In the lobby, polished black floor tiles bounce light around a wide, lofty atrium. Amid all the modernity (giant lampshades, piped pop music and free-to-use iMacs) there are only a few clues to the building's history. Most obvious is the full-size shell of a post van that's been flattened out and stuck to the wall above the lifts. Then, at the foot of the main staircase, there's a bright red pillar box embossed with the initials "ER". Such nods to Britishness have helped this city earn the nickname Little London.
Transforming the inside of the listed building would have been a challenge on its own, but planners also got permission to add an entirely new wing. Accessed via an enormous, glass-covered meeting space and clad in slate-grey panels, it climbs seven floors higher than the original brick part of the building.
Clarion Hotel Post has only one restaurant, Norda, overseen by local star chef Marcus Samuelsson. West coast Sweden meets east coast US: local salmon is served with bagels and cream cheese. Alongside is the barely altered old post office hall, where stamps were sold and letters weighed. I ordered a coffee in the Post Bar, where a honeycomb of bookshelves, topaz-coloured drapes and curvy green armchairs made me feel as if I'd stepped into a boudoir. Then the bill – £4 for a small latte – snapped me back to reality.
Although it's pitched as a luxury hotel, there's no dress code, and you're just as likely to share the bar with international executives as with locals, who drop in to use the spa and treatment rooms. Pampering aside, the real pleasure comes from being in a vibrant Swedish city and witnessing the fusion of two very different styles of architecture. And that rooftop pool? I hear it's lovely once you're in.
The Clarion Hotel Post is opposite Gothenburg's Central Station, which has connections to destinations across Scandinavia. A high-speed train from Stockholm takes just over three hours. Airport buses also stop here, serving Landvetter and Gothenburg City airport, both of which have direct flights to the UK.
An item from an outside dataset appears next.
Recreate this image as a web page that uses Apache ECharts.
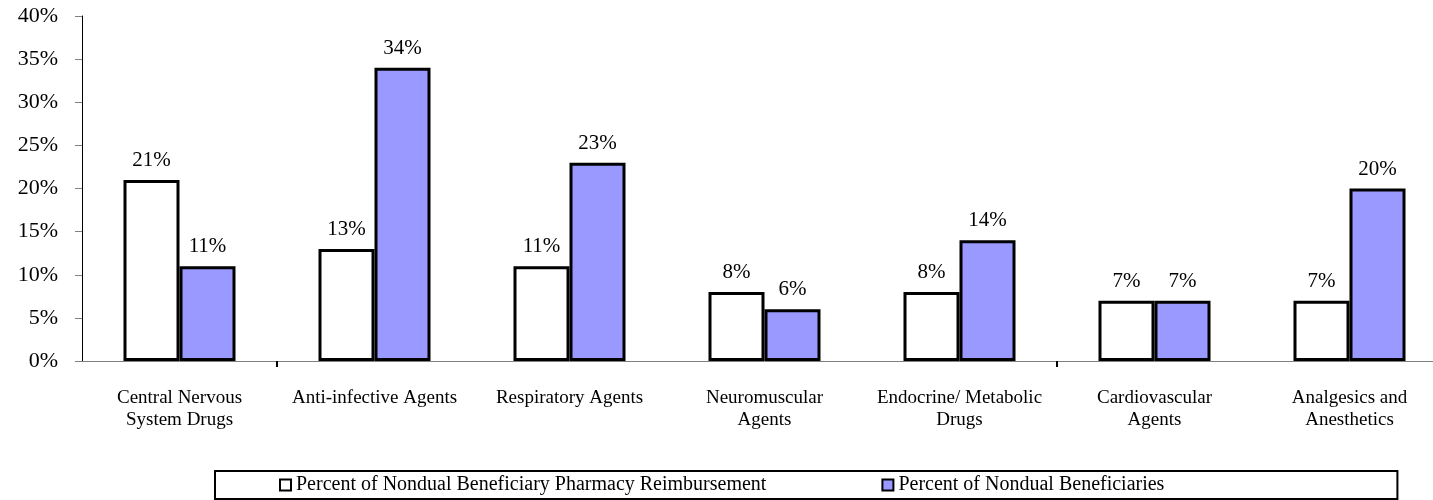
<!DOCTYPE html>
<html>
<head>
<meta charset="utf-8">
<script src="https://cdn.jsdelivr.net/npm/echarts@6/dist/echarts.min.js"></script>
<style>
  html, body { margin: 0; padding: 0; background: #fff; overflow: hidden; }
  #chart { width: 1447px; height: 500px; }
</style>
</head>
<body>
<div id="chart"></div>
<script>
const categories = [
    'Central Nervous\nSystem Drugs',
    'Anti-infective Agents',
    'Respiratory Agents',
    'Neuromuscular\nAgents',
    'Endocrine/ Metabolic\nDrugs',
    'Cardiovascular\nAgents',
    'Analgesics and\nAnesthetics'
];
const reimbursement = [21, 13, 11, 8, 8, 7, 7];
const beneficiaries = [11, 34, 23, 6, 14, 7, 20];
const yTicks = [0, 5, 10, 15, 20, 25, 30, 35, 40];

const FONT = '"Liberation Serif", "DejaVu Serif", serif';

const chart = echarts.init(document.getElementById('chart'));

const labelStyle = {
    show: true,
    position: 'top',
    distance: 9,
    color: '#000',
    fontFamily: FONT,
    fontSize: 21,
    formatter: p => p.value + '%'
};

chart.setOption({
    animation: false,
    textStyle: { fontFamily: FONT },
    grid: { left: 82, right: 0, top: 16, bottom: 139, containLabel: false },
    legend: {
        bottom: 1,
        left: 215,
        itemGap: 115,
        padding: [4, 233, 4, 64],
        itemWidth: 11,
        itemHeight: 11,
        borderColor: '#000',
        borderWidth: 2,
        textStyle: { fontFamily: FONT, fontSize: 20, color: '#000' },
        data: [
            { name: 'Percent of Nondual Beneficiary Pharmacy Reimbursement', icon: 'rect' },
            { name: 'Percent of Nondual Beneficiaries', icon: 'rect' }
        ]
    },
    xAxis: {
        type: 'category',
        data: categories,
        axisLine: { lineStyle: { color: '#808080', width: 1 } },
        axisTick: {
            show: true,
            length: 6,
            interval: (index) => index === 1 || index === 5,
            lineStyle: { color: '#000', width: 2 }
        },
        axisLabel: {
            interval: 0,
            margin: 26,
            color: '#000',
            fontFamily: FONT,
            fontSize: 19,
            lineHeight: 22
        }
    },
    yAxis: {
        type: 'value',
        min: yTicks[0],
        max: yTicks[yTicks.length - 1],
        interval: 5,
        splitLine: { show: false },
        axisLine: { show: true, lineStyle: { color: '#000', width: 1 } },
        axisTick: { show: true, length: 7, lineStyle: { color: '#808080' } },
        axisLabel: {
            color: '#000',
            fontFamily: FONT,
            fontSize: 22,
            margin: 24,
            formatter: v => v + '%'
        }
    },
    series: [
        {
            name: 'Percent of Nondual Beneficiary Pharmacy Reimbursement',
            type: 'bar',
            data: reimbursement,
            barWidth: 56,
            barGap: '0%',
            itemStyle: { color: '#ffffff', borderColor: '#000', borderWidth: 3 },
            label: labelStyle
        },
        {
            name: 'Percent of Nondual Beneficiaries',
            type: 'bar',
            data: beneficiaries,
            barWidth: 56,
            barGap: '0%',
            itemStyle: { color: '#9999ff', borderColor: '#000', borderWidth: 3 },
            label: labelStyle
        }
    ]
});
</script>
</body>
</html>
The hotel is right in the centre of town, close to the city's main attractions, including the art museum (konstmuseum.goteborg.se) whose current blockbuster is on Francis Bacon and Andy Warhol.
All of the 500 rooms have wooden floors, insulated original panelled windows, charcoal-coloured furnishings and plush beds topped with plump Norwegian down duvets.
Whichever size room you choose, you'll get an iPod dock plus a huge flat-screen TV that allows you to surf the net: smart, but free Wi-Fi would be a lot more useful. The 13th-floor suite has its own dining and living area, and guests staying here can choose to hire the entire pool terrace privately.
Clarion Hotel Post, Drottningtorget 10, Gothenburg, Sweden (00 46 3161 9000; clarionpost.se).
Double rooms start at SKR 1,280 (£120), including breakfast.